Let’s account for this by “removing gene redundancy”. This can be done by first filtering each initial gene list using the tool uniq
cd /O157H7/
uniq genelist_O157H7.txt > unique_genelist_O157H7.txt
cd ../K12
uniq genelist_K12.txt > unique_genelist_K12.txt
cd ..
Now, when we compare these lists using comm
, we will only be comparing single copies of each gene. Therefore, the result of comm
should show us only those genes that are unique to genome 1, unique to genome 2, or shared between both
comm O157H7/unique_genelist_O157H7.txt K12/unique_genelist_K12.txt > uniqueGeneListComparison.txt
Q5 - How many unique genes are only in the O157H7 genome? Only in the K12 genome? In both?
Going further: inspecting your duplicated and unique genes within each organism
Now, let’s examine the output of the lists above.
Examine geneListComparison.txt
to find the gene expansions specific to enterohemorrhagic E. coli O157:H7. The following code will sort the O157:H7-specific genes by their copy number. This will identify those that have undergone the most pathogen-specific duplication.

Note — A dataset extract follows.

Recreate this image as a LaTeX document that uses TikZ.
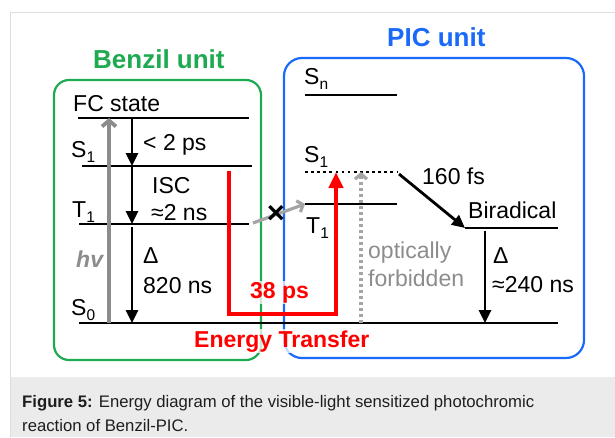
\documentclass[tikz,border=0pt]{standalone}
\usepackage{fontspec}
\setmainfont{Liberation Sans}
\usetikzlibrary{arrows.meta}
\definecolor{benzilgreen}{RGB}{30,170,80}
\definecolor{picblue}{RGB}{25,105,250}
\definecolor{etred}{RGB}{255,0,0}
\definecolor{hvgray}{RGB}{140,140,140}
\definecolor{leakgray}{RGB}{165,165,165}
\definecolor{framegray}{RGB}{222,222,222}
\definecolor{capbg}{RGB}{235,235,235}
\definecolor{capink}{RGB}{30,30,30}
\newcommand{\lvsub}[1]{\raisebox{-5pt}{\fontsize{15.5}{15.5}\selectfont #1}}
\begin{document}
\begin{tikzpicture}[x=1pt,y=-1pt,
  every node/.style={font=\fontsize{23}{27}\selectfont,inner sep=0pt},
  tag/.style={anchor=base west},
  level/.style={line width=2.7pt},
  unitbox/.style={line width=2.2pt},
  unittitle/.style={anchor=base west,font=\fontsize{26}{28}\selectfont\bfseries},
  decay/.style={line width=2.8pt,-{Triangle[length=13pt,width=12pt]}},
  light/.style={line width=3.8pt,hvgray,-{Straight Barb[length=6pt,width=14pt]}},
  leak/.style={line width=3.2pt,leakgray,-{Straight Barb[length=5pt,width=12pt]}},
  forbid/.style={line width=3.2pt,leakgray,dash pattern=on 3pt off 3pt,-{Straight Barb[length=5pt,width=12pt,sep=0pt]}},
  transfer/.style={line width=4.8pt,etred,-{Triangle[length=16pt,width=14pt]}},
  etlabel/.style={text=etred,font=\fontsize{23}{27}\selectfont\bfseries,fill=white,fill opacity=0.75,text opacity=1}
]
\useasboundingbox (0,0) rectangle (615,437);
% frame and caption strip
\fill[capbg] (10.5,377) rectangle (615,437);
\draw[framegray,line width=1pt] (10,437) -- (10,12) -- (615,12);
% the two units
\draw[unitbox,benzilgreen,rounded corners=15pt] (54,80) rectangle (261,360);
\draw[unitbox,picblue,rounded corners=18pt] (284,58) rectangle (584,358);
\node[unittitle,text=benzilgreen] (benzil) at (93,68) {Benzil unit};
\node[unittitle,text=picblue] (pic) at (387,46) {PIC unit};
% levels
\coordinate (fcL) at (78,118);   \coordinate (fcR) at (249,118);
\coordinate (s1L) at (82,166);   \coordinate (s1R) at (252,166);
\coordinate (t1L) at (79,224);   \coordinate (t1R) at (249,224);
\coordinate (s0L) at (79,323);   \coordinate (s0R) at (558,323);
\coordinate (snL) at (305,95);   \coordinate (snR) at (397,95);
\coordinate (ps1L) at (305,172); \coordinate (ps1R) at (397,172);
\coordinate (pt1L) at (305,204); \coordinate (pt1R) at (397,204);
\coordinate (birL) at (465,228); \coordinate (birR) at (558,228);
\draw[level] (fcL) -- (fcR);
\draw[level] (s1L) -- (s1R);
\draw[level] (t1L) -- (t1R);
\draw[level] (s0L) -- (s0R);
\draw[level] (snL) -- (snR);
\draw[level,dash pattern=on 2.7pt off 3.4pt] (ps1L) -- (ps1R);
\draw[level] (pt1L) -- (pt1R);
\draw[level] (birL) -- (birR);
% columns of the arrows
\coordinate (xhv) at (109,0);
\coordinate (xdec) at (132,0);
\coordinate (xopt) at (361,0);
\coordinate (xbir) at (485,0);
\coordinate (etS) at (229,171);
\coordinate (etB) at (336,314);
\coordinate (tripS) at (253,223);
\coordinate (relaxS) at (399,174);
% arrows
\draw[light] (xhv |- s0L) -- (xhv |- fcL);
\draw[decay] (xdec |- fcL) -- (xdec |- s1L);
\draw[decay] (xdec |- s1L) -- (xdec |- t1L);
\draw[decay,shorten <=3pt] (xdec |- t1L) -- (xdec |- s0L);
\draw[forbid] (xopt |- s0L) -- (xopt |- ps1L);
\draw[transfer] (etS) |- (etB) -- (etB |- ps1L);
\draw[leak] (tripS) -- (pt1L);
\node[font=\fontsize{31}{31}\selectfont\bfseries] (block) at (276,214) {×};
\draw[decay] (relaxS) -- (birL);
\draw[decay,shorten <=3pt] (xbir |- birL) -- (xbir |- s0L);
% labels
\node[tag] (fclab) at (73,111) {FC state};
\node[tag] (s1lab) at (71,157) {S\lvsub{1}};
\node[tag] (t1lab) at (72,217) {T\lvsub{1}};
\node[tag] (s0lab) at (71,315) {S\lvsub{0}};
\node[tag] (fastlab) at (143,150) {< 2 ps};
\node[tag] (isclab) at (152,193) {ISC};
\node[tag] (isctime) at (151,220) {≈2 ns};
\node[tag,text=hvgray,font=\fontsize{23}{27}\selectfont\bfseries\itshape] (hvlab) at (76,267) {hv};
\node[tag] (dlab) at (143,263) {Δ};
\node[tag] (dtime) at (143,293) {820 ns};
\node[tag] (snlab) at (304,84) {S\lvsub{n}};
\node[tag] (ps1lab) at (304,162) {S\lvsub{1}};
\node[tag] (pt1lab) at (306,233) {T\lvsub{1}};
\node[tag] (ringlab) at (422,184) {160 fs};
\node[tag] (birlab) at (468,218) {Biradical};
\node[tag,text=hvgray] (optlab) at (368,258) {optically};
\node[tag,text=hvgray] (forblab) at (368,286) {forbidden};
\node[tag] (d2lab) at (493,263) {Δ};
\node[tag] (d2time) at (492,292) {≈240 ns};
\node[tag,etlabel,inner sep=1pt] (etps) at (249,298) {38 ps};
\node[tag,etlabel,inner sep=1pt] (etlab) at (193,347) {Energy Transfer};
% caption
\node[tag,text=capink,font=\fontsize{16.7}{20}\selectfont] (cap1) at (22,407) {\textbf{Figure 5:} Energy diagram of the visible-light sensitized photochromic};
\node[tag,text=capink,font=\fontsize{16.7}{20}\selectfont] (cap2) at (22,431) {reaction of Benzil-PIC.};
\end{tikzpicture}
\end{document}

cat geneListComparison.txt | awk -F'\t' '{print $1}' | sort | uniq -c | sort -n -r | head -20
Examine your result carefully. Column 1 states the copy number and copy 2 states the gene name.
Q6 - Which gene in O157H7 occurs the most times. In K12?
ASSIGNMENT QUESTIONS
The questions for this task are indicated by the lines starting with above. Please submit your answers using the quiz on LEARN.